Two weeks later the daily figure hit 600. Sunday it reached 1,000.
"And this morning, at 8 o'clock, there was already 500 people that have crossed into the Yuma sector,'' Nicholls said. "This is not stopping anytime soon.''
If there was a common theme to Monday's briefing it was that everyone there was blaming Washington.
"This is a federal government problem,'' said Pima County Sheriff Chris Nanos. "And for the state to have to take it on, for each county to have to take it on without funding, without any resources, without any housing or food or health care for these migrants, that's just not right.
"This is a national issue,'' he said. "The federal government leadership has failed to make good on this national issue.''
The governor also lashed out at Washington.
"Without much more robust action from the federal government, the current situation will only get worse,'' the governor said. "I'm afraid the federal government is unprepared to meet the demands of the expected influx.''
Hobbs also released copies of letters she sent more than a week ago to the president and Alejandro Mayorkas, the homeland security secretary asking for what they intend to do.
"As of today, we have not received an adequate response,'' she said.
The governor said she is counting on "a very large pot of (federal) money'' to deal with the fact there are going to be hundreds, if not thousands, of migrants released into this country, all of whom will need shelter. But what is missing -- and what Hobbs said she needs -- is a guarantee that those funds will be focused on border communities.
"Right now, we're in competition with all of the states for that funding,'' she said.
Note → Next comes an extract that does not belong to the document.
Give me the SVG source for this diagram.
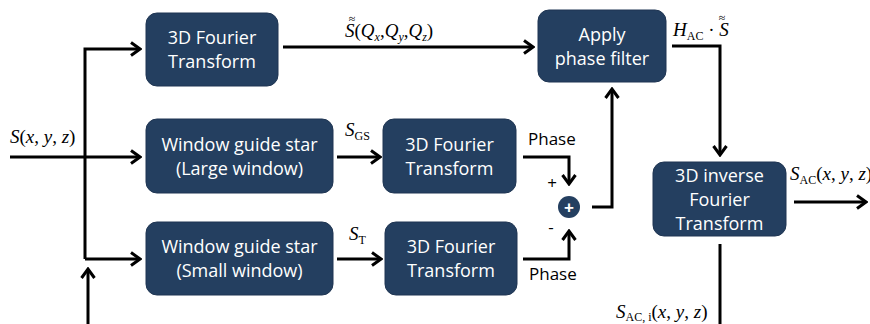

Still, the governor said there are contingency plans to deal with the immediate problem.
Hobbs said that the new budget she and Republican lawmakers are finalizing will have increased dollars to deal with the homeless. But she's not happy with the idea of some of that cash being funneled off to deal with the end of Title 42.
"I will tell you, the intent isn't necessarily to be used on the shelter,'' Hobbs said. "We shouldn't have Arizonans paying for something that's a federal responsibility.''
The governor's preparedness list also includes having the state Department of Public Safety assist local sheriffs and law enforcement with public safety and drug interdiction.
But DPS Director Jeffrey Glover insisted he will not be diverting officers from other duties, including highway safety. Instead, he said, sworn officers with other duties can be called in to help.
The transportation aspect of the governor's plan is actually a continuation of something started by Doug Ducey, her Republican predecessor.
Ducey, however, was sending busloads to Washington with no actual arrangements for what would happen to them when they got there -- or even if Washington was where they wanted to go.
Hobbs, on taking office in January, instead transitioned that into adding flights, though with an eye on putting the migrants closer to families and organizations that can provide support.
But the bottom line, she said, is the state just can't handle the problem on its own.